Bell-McGrew was on probation at the time for possessing a 9 mm handgun that he wasn't allowed to have because of a felony record, police said.
Baase, 41, was a 16-year veteran of the police division at the time and Narewski, 44, had been an officer for 15 years.
Christopher M. Cooper, the plaintiff in the suit and administrator of Bell-McGrew's estate, said Bell-McGrew was sitting in the back seat of the car talking with friends when Narewski approached asking what they were doing.
Suddenly, "for no apparent reason," Narewski opened the door where Deaunte was sitting and ordered him out of the vehicle, Cooper said.
"Deaunte (Bell-McGrew), as he had a constitutional right to do, repeatedly asked Officer Narewski what he did, why he was being ordered from the vehicle, and what law he had violated," according to the suit. Instead of answering Bell-McGrew, Narewski replied “I know exactly who the f--- you are,” and grabbed Bell-McGrew in an attempt to pull him from the vehicle, the suit states.

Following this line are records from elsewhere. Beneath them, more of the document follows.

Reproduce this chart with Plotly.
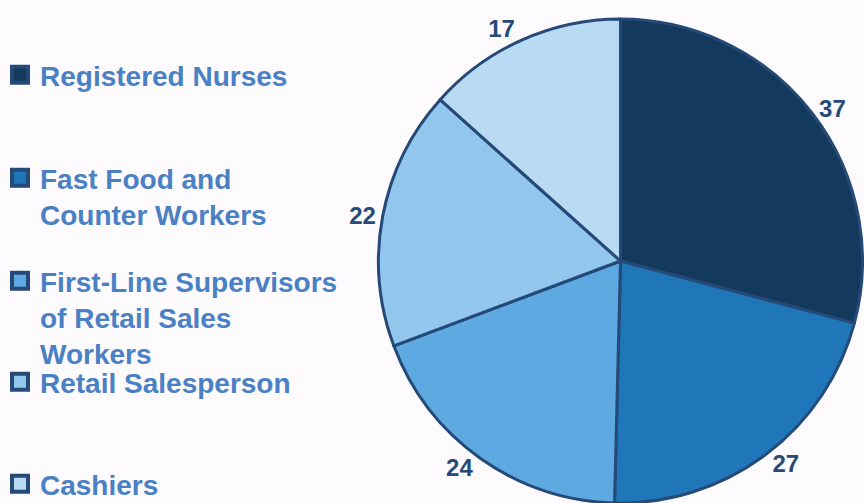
import plotly.graph_objects as go

categories = ["Registered Nurses", "Fast Food and Counter Workers",
              "First-Line Supervisors of Retail Sales Workers",
              "Retail Salesperson", "Cashiers"]
legend_labels = ["Registered Nurses", "Fast Food and<br>Counter Workers",
                 "First-Line Supervisors<br>of Retail Sales<br>Workers",
                 "Retail Salesperson", "Cashiers"]
values = [37, 27, 24, 22, 17]
colors = ["#13395c", "#1f76b8", "#5ea9e1", "#93c6ec", "#b8daf3"]
border = "#254a78"
legend_y = [0.9006, 0.6958, 0.4911, 0.2903, 0.0875]

fig = go.Figure()
fig.add_trace(go.Pie(
    labels=categories, values=values, sort=False, direction="clockwise",
    rotation=0, marker=dict(colors=colors, line=dict(color=border, width=3)),
    textinfo="value", textposition="outside",
    textfont=dict(family="Liberation Sans", size=24, color=border, weight="bold"),
    showlegend=False, hoverinfo="label+value",
    domain=dict(x=[378/864, 863/864], y=[0, 1-19/503]),
))

legend_layout = {}
for i, (lab, col) in enumerate(zip(legend_labels, colors)):
    name = "legend" if i == 0 else f"legend{i+1}"
    fig.add_trace(go.Scatter(
        x=[None], y=[None], mode="markers", name=lab,
        marker=dict(symbol="square", size=16, color=col, line=dict(color=border, width=4)),
        legend=name, showlegend=True,
    ))
    legend_layout[name] = dict(
        x=0.0, y=legend_y[i], xanchor="left", yanchor="top", valign="top",
        bgcolor="rgba(0,0,0,0)",
        font=dict(family="Liberation Sans", size=28, color="#4a80c4", weight="bold"),
    )

fig.update_layout(
    width=864, height=503,
    margin=dict(l=0, r=0, t=0, b=0, autoexpand=False),
    paper_bgcolor="#fdfbfd", plot_bgcolor="#fdfbfd",
    xaxis=dict(visible=False), yaxis=dict(visible=False),
    **legend_layout,
)
fig.write_html("out.html", config={"displayModeBar": False},
               post_script="document.body.style.margin='0';document.body.style.background='#fdfbfd';")
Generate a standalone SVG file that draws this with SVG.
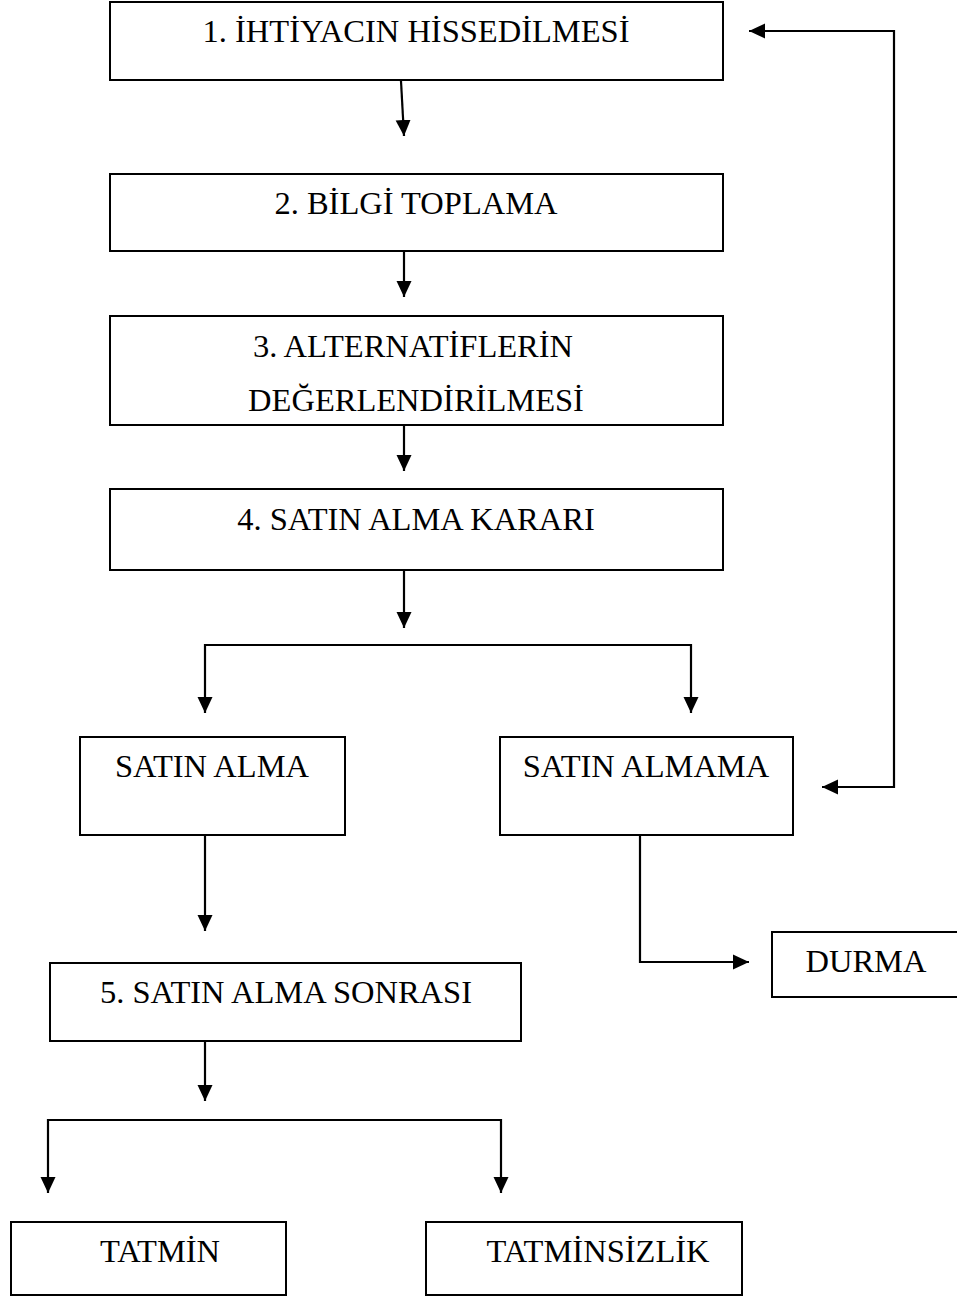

Narewski struggled to pull Bell-McGrew from the vehicle, still ignoring Bell-McGrew's questions.
At some point during the struggle, Baase yelled “gun!” and fired a shot into the vehicle, the suit states. Narewski backed away from the car while pulling his weapon and fired at Bell-McGrew, who was still sitting in the vehicle, hitting him at least five times.
The suit also names Sgt. Eric Pilya as a defendant. Pilya was a team leader in charge of the police division's Critical Incident Response Team, which the suit claims inadequately investigated the shooting.